Massive scale in the AI revolution
While the transformer was… transformative, we can’t overlook hardware advances in the AI revolution.
“The difference between GPT-2 and GPT-3 was scale. They kept turning up the scaling on the hardware, the training hardware, and the data,” Stokes says.
Not able to play the video? Click here to watch the video
While there’s been a lot of hype around machine-learning-specific hardware, like Apple’s Neural Engine, Stokes says that much of the hardware that powers AI is off-the-shelf.
“There’s specialty hardware for this, but we’re using graphics processing hardware that works really well for games,” Stokes says.

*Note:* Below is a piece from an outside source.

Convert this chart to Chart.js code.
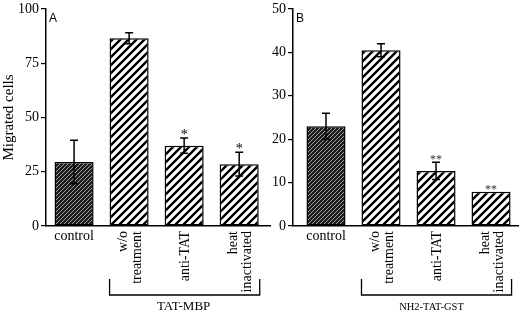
<!DOCTYPE html>
<html lang="en">
<head>
  <meta charset="UTF-8" />
  <title>Migrated cells</title>
  <script src="https://cdn.jsdelivr.net/npm/chart.js"></script>
  <style>
    body { margin: 0; background: #fff; }
    #wrap { position: relative; width: 520px; height: 312px; }
    canvas { position: absolute; top: 0; }
    #chartA { left: 0; }
    #chartB { left: 272px; }
  </style>
</head>
<body>
  <div id="wrap">
    <canvas id="chartA" width="272" height="312"></canvas>
    <canvas id="chartB" width="248" height="312"></canvas>
  </div>

  <script>
    // --- data ---
    const categories = [["control"], ["w/o", "treatment"], ["anti-TAT"], ["heat", "inactivated"]];

    const meansA = [29.5, 86.5, 37, 28.5];
    const errorsA = [10, 2.5, 3.5, 5.5];
    const starsA = ["", "", "*", "*"];
    const groupA = "TAT-MBP";

    const meansB = [23, 40.5, 12.7, 7.9];
    const errorsB = [3, 1.5, 2, 0];
    const starsB = ["", "", "**", "**"];
    const groupB = "NH2-TAT-GST";

    const SERIF = '"Liberation Serif", "DejaVu Serif", serif';
    const SANS = '"Liberation Sans", Arial, sans-serif';

    function hatch(bg, fg, size, lw) {
      const c = document.createElement("canvas");
      c.width = c.height = size;
      const g = c.getContext("2d");
      g.fillStyle = bg;
      g.fillRect(0, 0, size, size);
      g.strokeStyle = fg;
      g.lineWidth = lw;
      g.beginPath();
      g.moveTo(-2, 2); g.lineTo(2, -2);
      g.moveTo(0, size); g.lineTo(size, 0);
      g.moveTo(size - 2, size + 2); g.lineTo(size + 2, size - 2);
      g.stroke();
      return g.createPattern(c, "repeat");
    }

    const darkFill = hatch("#1c1c1c", "#a0a0a0", 4, 1);
    const lightFill = hatch("#ffffff", "#000000", 8, 2.4);

    // error bars + significance stars
    const errorBars = {
      id: "errorBars",
      afterDatasetsDraw(chart, args, opts) {
        const ctx = chart.ctx;
        const y = chart.scales.y;
        const meta = chart.getDatasetMeta(0);
        ctx.save();
        ctx.strokeStyle = "#000";
        ctx.lineWidth = 1.5;
        meta.data.forEach((bar, i) => {
          const v = opts.means[i], e = opts.errors[i];
          let top = y.getPixelForValue(v);
          if (e > 0) {
            const hi = y.getPixelForValue(v + e);
            const lo = y.getPixelForValue(v - e);
            ctx.beginPath();
            ctx.moveTo(bar.x, lo); ctx.lineTo(bar.x, hi);
            ctx.moveTo(bar.x - 4, hi); ctx.lineTo(bar.x + 4, hi);
            ctx.moveTo(bar.x - 4, lo); ctx.lineTo(bar.x + 4, lo);
            ctx.stroke();
            top = hi;
          }
          if (opts.stars[i]) {
            ctx.fillStyle = opts.starColor;
            ctx.font = opts.starSize + "px " + SERIF;
            ctx.textAlign = "center";
            ctx.textBaseline = "alphabetic";
            ctx.fillText(opts.stars[i], bar.x, top + 1);
          }
        });
        ctx.restore();
      }
    };

    // category labels, bracket, group label, panel letter
    const decorations = {
      id: "decorations",
      afterDraw(chart, args, opts) {
        const ctx = chart.ctx;
        const area = chart.chartArea;
        const bars = chart.getDatasetMeta(0).data;
        ctx.save();
        ctx.fillStyle = "#000";
        ctx.font = "14px " + SERIF;
        bars.forEach((bar, i) => {
          const lines = categories[i];
          if (i === 0) {
            ctx.textAlign = "center";
            ctx.textBaseline = "alphabetic";
            ctx.fillText(lines[0], bar.x, area.bottom + 14);
          } else {
            ctx.save();
            ctx.translate(bar.x + 1, area.bottom + 5);
            ctx.rotate(-Math.PI / 2);
            ctx.textAlign = "right";
            ctx.textBaseline = "middle";
            lines.forEach((t, k) => ctx.fillText(t, 0, (k - (lines.length - 1) / 2) * 14));
            ctx.restore();
          }
        });

        // bracket under the treated groups
        const left = bars[1].x - bars[1].width / 2;
        const right = bars[3].x + bars[3].width / 2 + 1;
        const yTop = area.bottom + 53, yBot = area.bottom + 69;
        ctx.strokeStyle = "#000";
        ctx.lineWidth = 1.3;
        ctx.beginPath();
        ctx.moveTo(left, yTop); ctx.lineTo(left, yBot);
        ctx.lineTo(right, yBot); ctx.lineTo(right, yTop);
        ctx.stroke();
        ctx.font = opts.groupSize + "px " + SERIF;
        ctx.textAlign = "center";
        ctx.textBaseline = "alphabetic";
        ctx.fillText(opts.group, (left + right) / 2 + opts.groupShift, 310);

        ctx.font = "12px " + SANS;
        ctx.textAlign = "left";
        ctx.textBaseline = "top";
        ctx.fillText(opts.letter, area.left + 3, 13);
        ctx.restore();
      }
    };

    function makeChart(id, means, errors, stars, cfg) {
      return new Chart(document.getElementById(id), {
        type: "bar",
        data: {
          datasets: [{
            data: means.map((v, i) => ({ x: i, y: v })),
            backgroundColor: [darkFill, lightFill, lightFill, lightFill],
            borderColor: "#000",
            borderWidth: 1.5,
            borderSkipped: false,
            barPercentage: 0.71,
            categoryPercentage: 1
          }]
        },
        options: {
          responsive: false,
          animation: false,
          layout: { padding: { top: cfg.top, right: 2, left: 0, bottom: 0 } },
          plugins: {
            legend: { display: false },
            tooltip: { enabled: false },
            errorBars: { means, errors, stars, starSize: cfg.starSize, starColor: cfg.starColor },
            decorations: { group: cfg.group, groupSize: cfg.groupSize, groupShift: cfg.groupShift, letter: cfg.letter }
          },
          scales: {
            x: {
              type: "linear",
              offset: false,
              min: cfg.xMin,
              max: cfg.xMax,
              afterBuildTicks: s => { s.ticks = [0, 1, 2, 3].map(v => ({ value: v })); },
              afterFit: s => { s.height = 86; },
              ticks: { display: false },
              grid: { display: false, offset: false },
              border: { display: true, color: "#000", width: 1.5 }
            },
            y: {
              min: 0,
              max: cfg.yMax,
              afterFit: s => { s.width = cfg.yWidth; },
              ticks: {
                stepSize: cfg.step,
                color: "#000",
                padding: 2,
                font: { family: SERIF, size: 14, lineHeight: 1 }
              },
              grid: { display: true, drawOnChartArea: false, drawTicks: true, tickLength: 5, color: "#000", lineWidth: 1.2 },
              border: { display: true, color: "#000", width: 1.5 },
              title: {
                display: cfg.title !== "",
                text: cfg.title,
                color: "#000",
                padding: 0,
                font: { family: SERIF, size: 15 }
              }
            }
          }
        },
        plugins: [errorBars, decorations]
      });
    }

    makeChart("chartA", meansA, errorsA, starsA, {
      top: 7, yMax: 100, step: 25, yWidth: 46, xMin: -0.51, xMax: 3.56,
      title: "Migrated cells", group: groupA, groupSize: 13, groupShift: -1, letter: "A",
      starSize: 14, starColor: "#000"
    });

    makeChart("chartB", meansB, errorsB, starsB, {
      top: 9, yMax: 50, step: 10, yWidth: 21, xMin: -0.6, xMax: 3.49,
      title: "", group: groupB, groupSize: 10.5, groupShift: -5, letter: "B",
      starSize: 12, starColor: "#333"
    });
  </script>
</body>
</html>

Standalone GPUs (graphics processing units) took a foothold in the gaming market in the 1990s, but they have since been adapted for other tasks, like mining cryptocurrency and artificial intelligence.
Stokes explains that GPUs are excellent at “embarrassingly parallel” tasks, which is a term used to describe computing tasks that are easily split into multiple pieces that can be worked independently.
Imagine you’re using a food processor to shred cabbage for coleslaw, and it’s a big potluck, so you’re making a lot of slaw. If you only have one food processor, you have to feed the cabbage into the food processor one at a time.
But now, imagine that you have ten food processors and nine assistants to help you. You can shred ten heads of cabbage at once instead of one at a time, getting the job done in a tenth of the time it would have taken otherwise. Shredding cabbage is embarrassingly parallel.
That, in a nutshell, is how parallelization works, and it’s especially effective for AI operations.
On the technical front, Stokes explains that Nvidia—a producer of video cards—makes a developer library called CUDA (Compute Unified Device Architecture) that powers most AI software. Developers use Python—an interpreted scripting language—as a front end for CUDA.
The sheer amount of scale allowed by GPUs, cloud computing, and broadband not only power the “thinking” of an AI but allow developers to scale up the training data.
“We also discovered the value of scale in neural networks where you train it on the entire internet, and you get results that you wouldn’t get if you just trained it on the Encyclopedia Britannica,” Stokes says.
ChatGPT does not crawl the internet directly. OpenAI is being vague about the training data used for its just-released GPT-4, but we know that GPT-3 used pre-assembled sets of crawled web data, such as Common Crawl and the text of Wikipedia. That means that while ChatGPT has access to an enormous amount of data, it’s not always up to date.
AI, in short, is like a million monkeys at a million typewriters.
“But in this case, the monkeys have been trained on Shakespeare,” Stokes says.